→ Objective: All entries must be repeated exactly; do not include the pictures.

→ Supplied entries:
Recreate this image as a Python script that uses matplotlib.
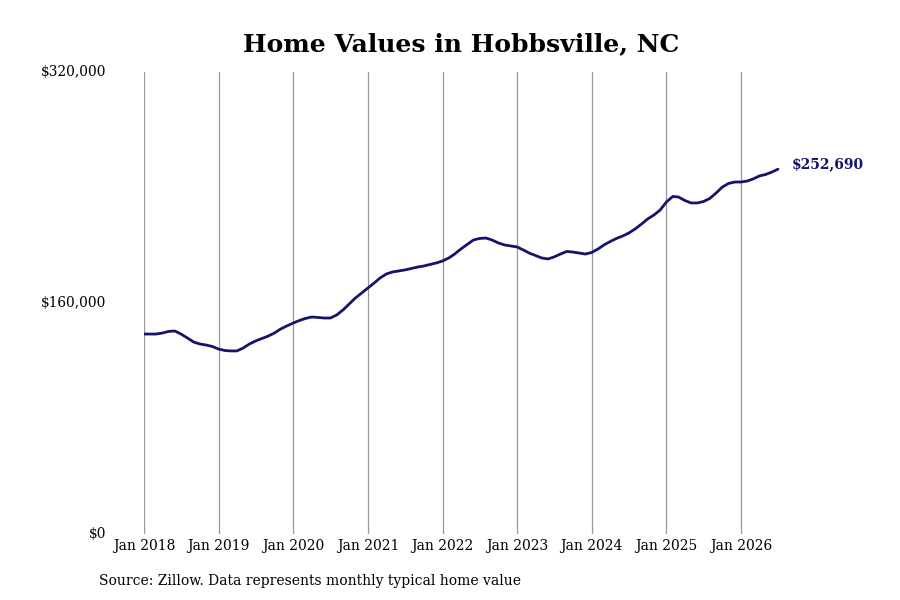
import matplotlib
matplotlib.use("Agg")
import matplotlib.pyplot as plt
import matplotlib.dates as mdates
import pandas as pd
import numpy as np

title = "Home Values in Hobbsville, NC"
source = "Source: Zillow. Data represents monthly typical home value"

dates = pd.date_range("2018-01-01", "2026-07-01", freq="MS")
values = [
    138500, 138500, 138500, 139200, 140300, 140600, 138500, 135800, 133000, 131600, 130900, 129900,
    128100, 127100, 126800, 126800, 128800, 131600, 133700, 135400, 137100, 139200, 142000, 144100,
    146100, 147900, 149300, 150300, 150000, 149600, 149600, 151700, 155200, 159300, 163500, 166900,
    170400, 173900, 177300, 180100, 181500, 182200, 182900, 183900, 184900, 185600, 186700, 187700,
    189100, 191200, 193900, 197400, 200500, 203600, 204700, 205000, 203600, 201600, 200200, 199500,
    198800, 196700, 194600, 192900, 191200, 190500, 191900, 193900, 195700, 195300, 194600, 193900,
    195000, 197400, 200200, 202600, 204700, 206400, 208500, 211300, 214700, 218200, 221000, 224400,
    230000, 233800, 233400, 231000, 229300, 229300, 230300, 232400, 236200, 240300, 242800, 243800,
    243800, 244500, 245900, 248000, 249000, 250700, 252690,
]
y_ticks = [0, 160000, 320000]
y_labels = ["$0", "$160,000", "$320,000"]
x_ticks = pd.date_range("2018-01-01", "2026-01-01", freq="YS")
x_labels = [f"Jan {d.year}" for d in x_ticks]

line_color = "#15146a"
plt.rcParams['font.family'] = ['DejaVu Serif', 'DejaVu Sans']

fig = plt.figure(figsize=(9, 6), dpi=100)
ax = fig.add_axes([144/900, 1-534/600, (800-144)/900, (534-72)/600])

ax.plot(dates, values, color=line_color, lw=2.0, solid_capstyle='round')

x0 = mdates.date2num(pd.Timestamp("2018-01-01"))
ax.set_xlim(x0, x0 + 8.79 * 365.25)
ax.set_ylim(0, 320000)

ax.set_xticks(x_ticks)
ax.set_xticklabels(x_labels, fontsize=10)
ax.set_yticks(y_ticks)
ax.set_yticklabels(y_labels, fontsize=11, fontstretch='condensed')
ax.tick_params(axis='x', length=0, pad=3.5)
ax.tick_params(axis='y', length=0, pad=27)
for lbl in ax.get_yticklabels():
    lbl.set_verticalalignment('center')

ax.grid(axis='x', color='#999999', lw=0.9)
ax.grid(axis='y', visible=False)
for s in ax.spines.values():
    s.set_visible(False)

ax.annotate(f"${values[-1]:,}", xy=(dates[-1], values[-1]), xytext=(10, 3.5),
            textcoords='offset points', fontsize=10, fontweight='bold',
            color=line_color, va='center', ha='left')

fig.text(461/900, 1-44/600, title, fontsize=18, fontweight='bold', ha='center', va='center')
fig.text(99/900, 1-581/600, source, fontsize=10, ha='left', va='center')

fig.savefig("out.png", dpi=100)
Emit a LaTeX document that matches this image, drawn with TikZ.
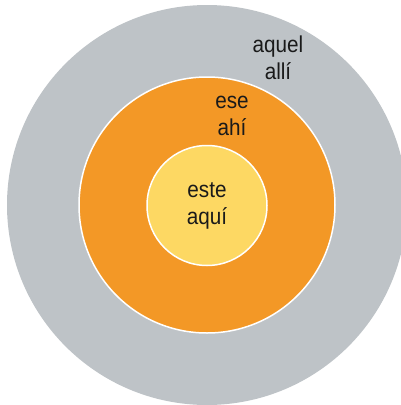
\documentclass[tikz,border=0pt]{standalone}
\usepackage{fontspec}
\setmainfont{Liberation Sans}[FakeStretch=0.9]
\definecolor{ringgray}{RGB}{190,195,199}
\definecolor{ringorange}{RGB}{243,152,38}
\definecolor{ringyellow}{RGB}{253,216,99}
\definecolor{txt}{RGB}{26,26,26}
\begin{document}
\begin{tikzpicture}[x=1pt,y=-1pt,
  ring/.style={circle, inner sep=0pt, draw=white, line width=1.5pt},
  lbl/.style={align=center, text=txt, inner sep=0pt, font=\fontsize{23}{27}\selectfont}]
\useasboundingbox (0,0) rectangle (401,405);
\clip (0,0) rectangle (401,405);
\node[ring, fill=ringgray, draw=none, minimum size=400pt] (outer) at (207,205) {};
\node[ring, fill=ringorange, minimum size=256pt] (middle) at (207,205) {};
\node[ring, fill=ringyellow, minimum size=120pt] (inner) at (207,205.5) {};
\node[lbl] (aquel) at (278,58) {aquel\\allí};
\node[lbl] (ese) at (232,116) {ese\\ahí};
\node[lbl] (este) at (207,206) {este\\aquí};
\end{tikzpicture}
\end{document}
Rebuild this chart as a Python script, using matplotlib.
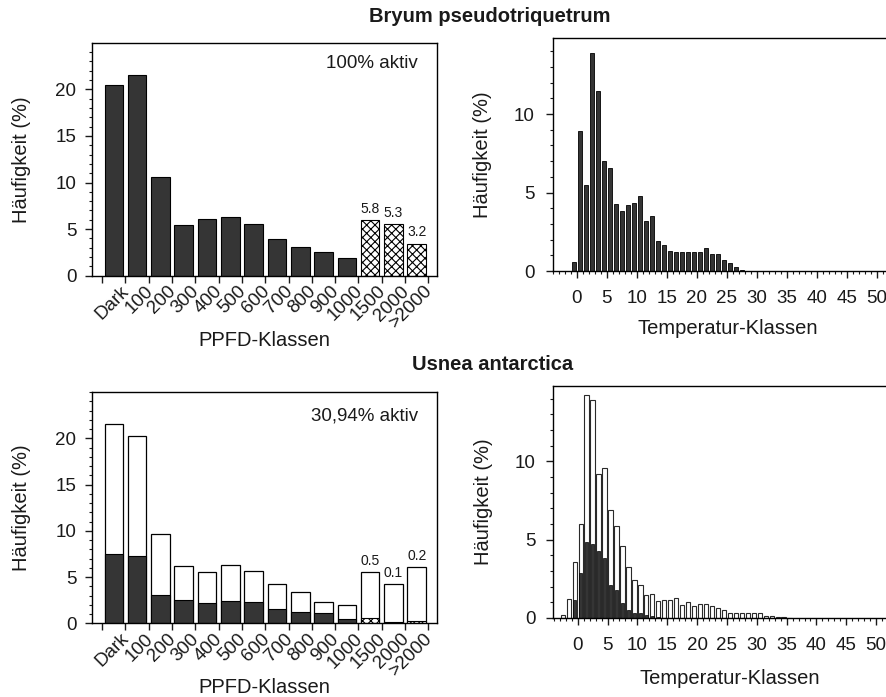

→ Completed exercise:
Recreate this image as a Python script that uses matplotlib.
import matplotlib
matplotlib.use("Agg")
import matplotlib.pyplot as plt
import matplotlib.dates as mdates
import pandas as pd
import numpy as np

title = "Home Values in Hobbsville, NC"
source = "Source: Zillow. Data represents monthly typical home value"

dates = pd.date_range("2018-01-01", "2026-07-01", freq="MS")
values = [
    138500, 138500, 138500, 139200, 140300, 140600, 138500, 135800, 133000, 131600, 130900, 129900,
    128100, 127100, 126800, 126800, 128800, 131600, 133700, 135400, 137100, 139200, 142000, 144100,
    146100, 147900, 149300, 150300, 150000, 149600, 149600, 151700, 155200, 159300, 163500, 166900,
    170400, 173900, 177300, 180100, 181500, 182200, 182900, 183900, 184900, 185600, 186700, 187700,
    189100, 191200, 193900, 197400, 200500, 203600, 204700, 205000, 203600, 201600, 200200, 199500,
    198800, 196700, 194600, 192900, 191200, 190500, 191900, 193900, 195700, 195300, 194600, 193900,
    195000, 197400, 200200, 202600, 204700, 206400, 208500, 211300, 214700, 218200, 221000, 224400,
    230000, 233800, 233400, 231000, 229300, 229300, 230300, 232400, 236200, 240300, 242800, 243800,
    243800, 244500, 245900, 248000, 249000, 250700, 252690,
]
y_ticks = [0, 160000, 320000]
y_labels = ["$0", "$160,000", "$320,000"]
x_ticks = pd.date_range("2018-01-01", "2026-01-01", freq="YS")
x_labels = [f"Jan {d.year}" for d in x_ticks]

line_color = "#15146a"
plt.rcParams['font.family'] = ['DejaVu Serif', 'DejaVu Sans']

fig = plt.figure(figsize=(9, 6), dpi=100)
ax = fig.add_axes([144/900, 1-534/600, (800-144)/900, (534-72)/600])

ax.plot(dates, values, color=line_color, lw=2.0, solid_capstyle='round')

x0 = mdates.date2num(pd.Timestamp("2018-01-01"))
ax.set_xlim(x0, x0 + 8.79 * 365.25)
ax.set_ylim(0, 320000)

ax.set_xticks(x_ticks)
ax.set_xticklabels(x_labels, fontsize=10)
ax.set_yticks(y_ticks)
ax.set_yticklabels(y_labels, fontsize=11, fontstretch='condensed')
ax.tick_params(axis='x', length=0, pad=3.5)
ax.tick_params(axis='y', length=0, pad=27)
for lbl in ax.get_yticklabels():
    lbl.set_verticalalignment('center')

ax.grid(axis='x', color='#999999', lw=0.9)
ax.grid(axis='y', visible=False)
for s in ax.spines.values():
    s.set_visible(False)

ax.annotate(f"${values[-1]:,}", xy=(dates[-1], values[-1]), xytext=(10, 3.5),
            textcoords='offset points', fontsize=10, fontweight='bold',
            color=line_color, va='center', ha='left')

fig.text(461/900, 1-44/600, title, fontsize=18, fontweight='bold', ha='center', va='center')
fig.text(99/900, 1-581/600, source, fontsize=10, ha='left', va='center')

fig.savefig("out.png", dpi=100)
Emit a LaTeX document that matches this image, drawn with TikZ.
\documentclass[tikz,border=0pt]{standalone}
\usepackage{fontspec}
\setmainfont{Liberation Sans}[FakeStretch=0.9]
\definecolor{ringgray}{RGB}{190,195,199}
\definecolor{ringorange}{RGB}{243,152,38}
\definecolor{ringyellow}{RGB}{253,216,99}
\definecolor{txt}{RGB}{26,26,26}
\begin{document}
\begin{tikzpicture}[x=1pt,y=-1pt,
  ring/.style={circle, inner sep=0pt, draw=white, line width=1.5pt},
  lbl/.style={align=center, text=txt, inner sep=0pt, font=\fontsize{23}{27}\selectfont}]
\useasboundingbox (0,0) rectangle (401,405);
\clip (0,0) rectangle (401,405);
\node[ring, fill=ringgray, draw=none, minimum size=400pt] (outer) at (207,205) {};
\node[ring, fill=ringorange, minimum size=256pt] (middle) at (207,205) {};
\node[ring, fill=ringyellow, minimum size=120pt] (inner) at (207,205.5) {};
\node[lbl] (aquel) at (278,58) {aquel\\allí};
\node[lbl] (ese) at (232,116) {ese\\ahí};
\node[lbl] (este) at (207,206) {este\\aquí};
\end{tikzpicture}
\end{document}
Rebuild this chart as a Python script, using matplotlib.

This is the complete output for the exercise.